また攻勢に出るザスパ草津だが、どうしても大塚製薬の鉄壁を崩せないまま時間が過ぎる後半25分、得点機は不意にやってきた。大塚製薬DFが中盤の底での不用意なパス、MF田中大輔が周囲を見ないままボールホルダーになってしまった。すぐ後ろにいたFW佐藤正美が激しいチェック。体勢が整わない田中はボールを失ってしまい、奪った佐藤は攻撃に参加していたDF小田島隆幸にパス、小田島は大塚DFの寄せを受ける前にミドルシュートを選択した。ジャンプしたGK山口篤はボールに触れて角度を変えるが、ボールは上部バーに当たってゴールに吸い込まれた。ザスパ草津が先制する。攻守の切り替えのほんのわずかな緩みのプレーに過ぎなかったが、大塚製薬には悔やまれる失点につながった。
1点のビハインドを負う大塚製薬は10人で攻勢に出るもやはり全体の押し上げに時間がかかってしまいカウンターもザスパDF陣の奮起で不発(過去ベストに挙げてよいほどの集中だった)、徐々にザスパペースとなっていく。そして後半35分、ザスパの右サイドからの連続クロス攻撃の中、ペナルティエリア内で大塚製薬MF大場啓がザスパMF小久保純を倒した、との判定でPKに。これをMF山口貴之が冷静に決めて2−0、勝負あり。
テレビ映像を見る限りでは、確かに大場は小久保をから後ろ密着マークだったけれど、クロスに反応してその場で停止した小久保と、自分が小久保より前に出ようとした大場での二人とも姿勢崩れ、だと思う。結果的に押し倒してしまった形になるけれど、大場にそこまでの意図があったとは思えない。ボールに直接関わる位置でのプレーとも云い難かった。
この失点と判定で、大塚製薬はやや集中力が切れてしまったか、残り5分くらいまではやや散漫なプレーが続いてしまう。その後は王者の面子か「せめて1点とりかえそう」という共通意識か、10人での猛反撃でザスパを自陣に押し込む攻撃を見せるが、得点ならず。大塚製薬JFL連覇での優勝は、次節以降に持ち越しとなった。*6
今回の大一番を現地で観戦していないゆえ、やや冷めた目線でゲームを振り返ったが、JFL新記録更新となったゲームでの盛り上がりは、来季につながる好アピールとなったし、このゲームでのザスパ草津イレブンの戦いは過去最高とも云えるパフォーマンスであったと思う。最低目標も「残り3試合云々」ではなく、次節に佐川急便大阪に勝利して、Honda FC大塚製薬に敗れれば、今季の2位以内が確定する。憧れのJリーグまで、ついにあと一歩までやってきた。
最後に僭越ながら、ワタクシメから、大塚製薬徳島ヴォルティスサポーターの皆様に一言。
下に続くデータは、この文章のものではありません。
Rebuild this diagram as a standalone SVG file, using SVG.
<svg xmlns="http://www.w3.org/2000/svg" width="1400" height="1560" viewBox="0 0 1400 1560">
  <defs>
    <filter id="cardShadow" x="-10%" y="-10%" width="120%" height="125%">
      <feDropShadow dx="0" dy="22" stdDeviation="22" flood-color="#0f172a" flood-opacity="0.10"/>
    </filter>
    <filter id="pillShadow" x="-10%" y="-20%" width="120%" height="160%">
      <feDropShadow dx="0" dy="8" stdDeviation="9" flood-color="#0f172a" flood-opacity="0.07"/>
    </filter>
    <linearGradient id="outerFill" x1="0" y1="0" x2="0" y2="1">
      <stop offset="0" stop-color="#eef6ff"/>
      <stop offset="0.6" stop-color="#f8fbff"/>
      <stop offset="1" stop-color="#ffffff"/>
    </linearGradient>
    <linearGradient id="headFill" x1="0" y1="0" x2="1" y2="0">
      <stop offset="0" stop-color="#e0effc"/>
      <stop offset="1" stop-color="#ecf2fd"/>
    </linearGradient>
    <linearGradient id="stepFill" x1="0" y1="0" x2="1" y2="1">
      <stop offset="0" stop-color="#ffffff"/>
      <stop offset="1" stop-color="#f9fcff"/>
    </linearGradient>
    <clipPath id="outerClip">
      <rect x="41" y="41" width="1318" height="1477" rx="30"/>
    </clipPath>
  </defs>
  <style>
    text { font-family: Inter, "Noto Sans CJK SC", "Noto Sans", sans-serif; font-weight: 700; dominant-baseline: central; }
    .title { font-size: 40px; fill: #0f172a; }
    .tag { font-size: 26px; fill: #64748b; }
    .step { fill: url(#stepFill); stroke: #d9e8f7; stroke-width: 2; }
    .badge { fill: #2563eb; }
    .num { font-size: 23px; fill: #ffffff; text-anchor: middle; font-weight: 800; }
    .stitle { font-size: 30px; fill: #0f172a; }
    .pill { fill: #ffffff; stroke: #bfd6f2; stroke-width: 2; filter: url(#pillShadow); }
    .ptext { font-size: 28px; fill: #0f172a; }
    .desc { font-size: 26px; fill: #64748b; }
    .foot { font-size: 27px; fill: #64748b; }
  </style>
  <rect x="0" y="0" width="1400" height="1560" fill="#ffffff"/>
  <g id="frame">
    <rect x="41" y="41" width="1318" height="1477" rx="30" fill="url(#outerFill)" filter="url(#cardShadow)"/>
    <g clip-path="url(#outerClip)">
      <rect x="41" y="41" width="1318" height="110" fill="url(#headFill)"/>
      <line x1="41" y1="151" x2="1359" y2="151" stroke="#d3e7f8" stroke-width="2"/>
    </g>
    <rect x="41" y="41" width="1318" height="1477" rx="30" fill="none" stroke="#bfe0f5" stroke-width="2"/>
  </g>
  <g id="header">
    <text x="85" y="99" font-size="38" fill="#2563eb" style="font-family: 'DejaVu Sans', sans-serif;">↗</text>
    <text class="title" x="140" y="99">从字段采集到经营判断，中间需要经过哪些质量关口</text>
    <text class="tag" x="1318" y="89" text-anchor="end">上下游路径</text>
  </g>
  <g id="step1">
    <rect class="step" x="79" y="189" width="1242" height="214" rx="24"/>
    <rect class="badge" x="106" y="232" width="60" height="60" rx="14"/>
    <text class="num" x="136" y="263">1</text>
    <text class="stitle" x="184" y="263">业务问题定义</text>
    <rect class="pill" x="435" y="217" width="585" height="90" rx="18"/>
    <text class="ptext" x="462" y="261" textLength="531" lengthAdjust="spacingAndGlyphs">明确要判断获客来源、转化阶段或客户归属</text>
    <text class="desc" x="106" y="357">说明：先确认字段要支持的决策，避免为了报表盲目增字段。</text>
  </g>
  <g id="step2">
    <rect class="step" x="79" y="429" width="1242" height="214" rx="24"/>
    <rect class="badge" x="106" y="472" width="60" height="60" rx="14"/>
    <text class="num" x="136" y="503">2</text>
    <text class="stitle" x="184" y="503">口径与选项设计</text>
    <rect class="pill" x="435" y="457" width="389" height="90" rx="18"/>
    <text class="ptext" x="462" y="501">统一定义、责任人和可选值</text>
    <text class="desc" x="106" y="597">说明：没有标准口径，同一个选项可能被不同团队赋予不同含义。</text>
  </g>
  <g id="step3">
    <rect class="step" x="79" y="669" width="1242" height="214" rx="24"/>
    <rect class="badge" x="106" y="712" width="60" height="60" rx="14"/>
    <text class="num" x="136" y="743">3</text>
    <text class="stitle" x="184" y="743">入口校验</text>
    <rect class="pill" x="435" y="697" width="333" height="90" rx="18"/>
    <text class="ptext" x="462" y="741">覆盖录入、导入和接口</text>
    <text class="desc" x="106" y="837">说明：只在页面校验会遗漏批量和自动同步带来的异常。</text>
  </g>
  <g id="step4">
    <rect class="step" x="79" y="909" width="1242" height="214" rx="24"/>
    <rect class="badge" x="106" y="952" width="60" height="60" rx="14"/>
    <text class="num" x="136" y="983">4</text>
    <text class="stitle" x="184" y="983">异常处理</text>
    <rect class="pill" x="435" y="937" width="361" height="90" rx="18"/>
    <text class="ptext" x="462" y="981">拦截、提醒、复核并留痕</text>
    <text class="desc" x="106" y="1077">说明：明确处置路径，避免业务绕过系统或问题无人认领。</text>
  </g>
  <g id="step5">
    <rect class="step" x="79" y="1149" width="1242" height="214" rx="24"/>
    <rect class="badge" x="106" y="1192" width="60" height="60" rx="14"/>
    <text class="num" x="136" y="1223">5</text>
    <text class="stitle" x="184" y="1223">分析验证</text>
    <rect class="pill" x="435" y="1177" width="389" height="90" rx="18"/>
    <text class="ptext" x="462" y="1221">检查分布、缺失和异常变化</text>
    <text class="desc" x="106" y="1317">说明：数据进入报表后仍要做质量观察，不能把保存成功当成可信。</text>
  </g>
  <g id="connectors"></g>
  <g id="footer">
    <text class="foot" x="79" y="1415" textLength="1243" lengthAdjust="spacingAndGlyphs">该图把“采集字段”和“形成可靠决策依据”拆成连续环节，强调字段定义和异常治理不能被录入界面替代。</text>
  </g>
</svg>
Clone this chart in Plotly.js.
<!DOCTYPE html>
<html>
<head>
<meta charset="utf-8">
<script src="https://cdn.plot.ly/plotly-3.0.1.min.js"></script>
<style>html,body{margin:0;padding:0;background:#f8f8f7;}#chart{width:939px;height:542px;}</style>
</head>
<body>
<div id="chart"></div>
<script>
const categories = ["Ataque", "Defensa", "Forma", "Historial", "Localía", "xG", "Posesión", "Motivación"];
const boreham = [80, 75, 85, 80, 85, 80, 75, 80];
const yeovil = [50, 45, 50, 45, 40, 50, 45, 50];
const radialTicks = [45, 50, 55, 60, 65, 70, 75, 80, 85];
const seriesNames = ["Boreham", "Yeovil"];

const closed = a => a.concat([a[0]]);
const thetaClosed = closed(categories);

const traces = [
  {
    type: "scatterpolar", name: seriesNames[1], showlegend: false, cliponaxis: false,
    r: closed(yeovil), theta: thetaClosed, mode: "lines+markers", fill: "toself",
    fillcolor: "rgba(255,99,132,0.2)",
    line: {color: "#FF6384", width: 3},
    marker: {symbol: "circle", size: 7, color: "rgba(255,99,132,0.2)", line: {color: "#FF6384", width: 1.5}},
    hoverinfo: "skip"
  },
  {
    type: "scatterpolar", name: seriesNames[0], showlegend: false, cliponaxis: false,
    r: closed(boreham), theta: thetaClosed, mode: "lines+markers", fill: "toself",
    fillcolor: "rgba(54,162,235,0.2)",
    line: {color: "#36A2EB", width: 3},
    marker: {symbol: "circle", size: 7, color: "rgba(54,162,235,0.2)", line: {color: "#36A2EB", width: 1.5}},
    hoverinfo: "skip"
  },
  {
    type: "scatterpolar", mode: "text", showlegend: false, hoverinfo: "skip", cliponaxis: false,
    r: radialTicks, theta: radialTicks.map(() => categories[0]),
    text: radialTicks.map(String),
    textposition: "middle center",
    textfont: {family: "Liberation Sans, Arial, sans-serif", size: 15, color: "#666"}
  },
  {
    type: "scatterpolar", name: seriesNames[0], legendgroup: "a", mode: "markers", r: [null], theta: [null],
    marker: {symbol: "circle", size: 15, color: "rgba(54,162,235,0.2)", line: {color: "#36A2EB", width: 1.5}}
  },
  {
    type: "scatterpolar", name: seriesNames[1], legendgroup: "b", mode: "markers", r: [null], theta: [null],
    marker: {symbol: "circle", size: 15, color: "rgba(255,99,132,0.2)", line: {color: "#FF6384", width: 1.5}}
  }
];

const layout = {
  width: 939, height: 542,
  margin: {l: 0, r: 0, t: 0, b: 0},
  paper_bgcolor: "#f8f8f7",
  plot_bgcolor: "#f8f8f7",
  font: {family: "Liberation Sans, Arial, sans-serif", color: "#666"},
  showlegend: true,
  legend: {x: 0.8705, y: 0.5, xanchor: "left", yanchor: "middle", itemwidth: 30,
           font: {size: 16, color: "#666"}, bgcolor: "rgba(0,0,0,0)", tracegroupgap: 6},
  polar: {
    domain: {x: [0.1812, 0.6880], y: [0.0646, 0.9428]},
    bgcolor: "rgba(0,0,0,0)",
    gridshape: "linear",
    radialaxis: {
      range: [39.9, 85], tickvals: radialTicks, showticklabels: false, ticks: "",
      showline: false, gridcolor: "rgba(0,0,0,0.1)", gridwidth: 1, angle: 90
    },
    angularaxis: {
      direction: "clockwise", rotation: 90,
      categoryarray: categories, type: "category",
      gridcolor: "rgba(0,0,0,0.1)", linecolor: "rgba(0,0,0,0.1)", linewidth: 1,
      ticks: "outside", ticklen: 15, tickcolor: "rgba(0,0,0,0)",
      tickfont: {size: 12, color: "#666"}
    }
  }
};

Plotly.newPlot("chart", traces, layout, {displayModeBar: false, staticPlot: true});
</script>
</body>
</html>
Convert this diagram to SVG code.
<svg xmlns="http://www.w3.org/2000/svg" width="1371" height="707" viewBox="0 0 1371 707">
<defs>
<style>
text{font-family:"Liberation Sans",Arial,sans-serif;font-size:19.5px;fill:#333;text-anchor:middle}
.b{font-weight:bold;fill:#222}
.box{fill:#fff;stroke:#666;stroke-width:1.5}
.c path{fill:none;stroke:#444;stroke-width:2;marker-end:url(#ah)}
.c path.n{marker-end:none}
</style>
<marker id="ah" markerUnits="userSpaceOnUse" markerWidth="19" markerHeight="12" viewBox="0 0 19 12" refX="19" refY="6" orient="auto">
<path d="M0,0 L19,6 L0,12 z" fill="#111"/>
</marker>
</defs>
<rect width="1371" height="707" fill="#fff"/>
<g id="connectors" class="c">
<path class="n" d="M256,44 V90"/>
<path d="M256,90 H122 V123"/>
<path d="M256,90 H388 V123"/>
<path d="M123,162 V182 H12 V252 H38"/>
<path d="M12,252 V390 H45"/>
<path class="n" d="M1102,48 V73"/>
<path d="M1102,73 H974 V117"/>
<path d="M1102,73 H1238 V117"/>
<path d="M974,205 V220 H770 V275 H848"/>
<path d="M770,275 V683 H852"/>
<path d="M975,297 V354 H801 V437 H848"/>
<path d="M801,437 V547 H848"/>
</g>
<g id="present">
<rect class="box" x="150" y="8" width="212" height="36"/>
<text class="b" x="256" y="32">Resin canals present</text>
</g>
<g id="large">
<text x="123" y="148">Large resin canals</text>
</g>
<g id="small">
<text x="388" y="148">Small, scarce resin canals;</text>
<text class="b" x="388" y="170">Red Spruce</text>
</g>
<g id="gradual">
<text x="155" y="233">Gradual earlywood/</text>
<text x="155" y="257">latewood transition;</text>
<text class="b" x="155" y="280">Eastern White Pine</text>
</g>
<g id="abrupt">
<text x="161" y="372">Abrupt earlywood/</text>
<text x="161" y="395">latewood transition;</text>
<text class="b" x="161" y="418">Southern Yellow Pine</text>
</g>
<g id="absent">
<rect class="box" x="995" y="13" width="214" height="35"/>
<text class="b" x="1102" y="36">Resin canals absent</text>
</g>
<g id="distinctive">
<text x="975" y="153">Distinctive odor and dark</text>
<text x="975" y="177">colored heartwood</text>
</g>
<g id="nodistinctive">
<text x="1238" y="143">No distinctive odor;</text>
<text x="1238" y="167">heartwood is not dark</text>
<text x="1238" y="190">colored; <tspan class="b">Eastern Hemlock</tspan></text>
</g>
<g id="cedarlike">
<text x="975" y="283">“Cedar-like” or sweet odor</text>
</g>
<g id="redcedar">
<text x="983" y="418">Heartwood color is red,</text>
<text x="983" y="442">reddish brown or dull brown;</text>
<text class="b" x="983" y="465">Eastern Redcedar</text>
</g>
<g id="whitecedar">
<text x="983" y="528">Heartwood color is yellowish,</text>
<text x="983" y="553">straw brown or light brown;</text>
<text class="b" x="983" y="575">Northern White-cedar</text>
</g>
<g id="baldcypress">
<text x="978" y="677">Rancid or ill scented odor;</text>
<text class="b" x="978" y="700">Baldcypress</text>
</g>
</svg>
「たとえ10人になっても大塚製薬は強かったです。来シーズン、あの主審抜きでやりましょう」

*1:前期は2−1でザスパ草津の敗北。ちなみにこのゲームの主審も恩氏さんで、草津のみ黄紙が4枚出された。観ていないのでホーム贔屓なのかどうかは判らないけど。

*2:チケット1枚で2人目から何人でも500円で入場できる。おまいら友達や家族を連れて来い、という企画。

*3:雑誌のインタビューによると自他ともに認めるお調子者キャラだとか。たしかに考えがそのまま顔に出ている。

*4:その後に救急車で病院に治療に向かったそうだが、自分で立ち上がって普通に会話をしていたように映像では見えたので、そのまま軽傷で済んで欲しい。

*5:公式記録だと2枚目は遅延行為だそうだ。

*6:残り試合で大塚製薬が全敗、ザスパ草津が全勝すれば逆転優勝の可能性もあるけれど、大塚製薬が勝ち点1もとれないとは、さすがに思わない。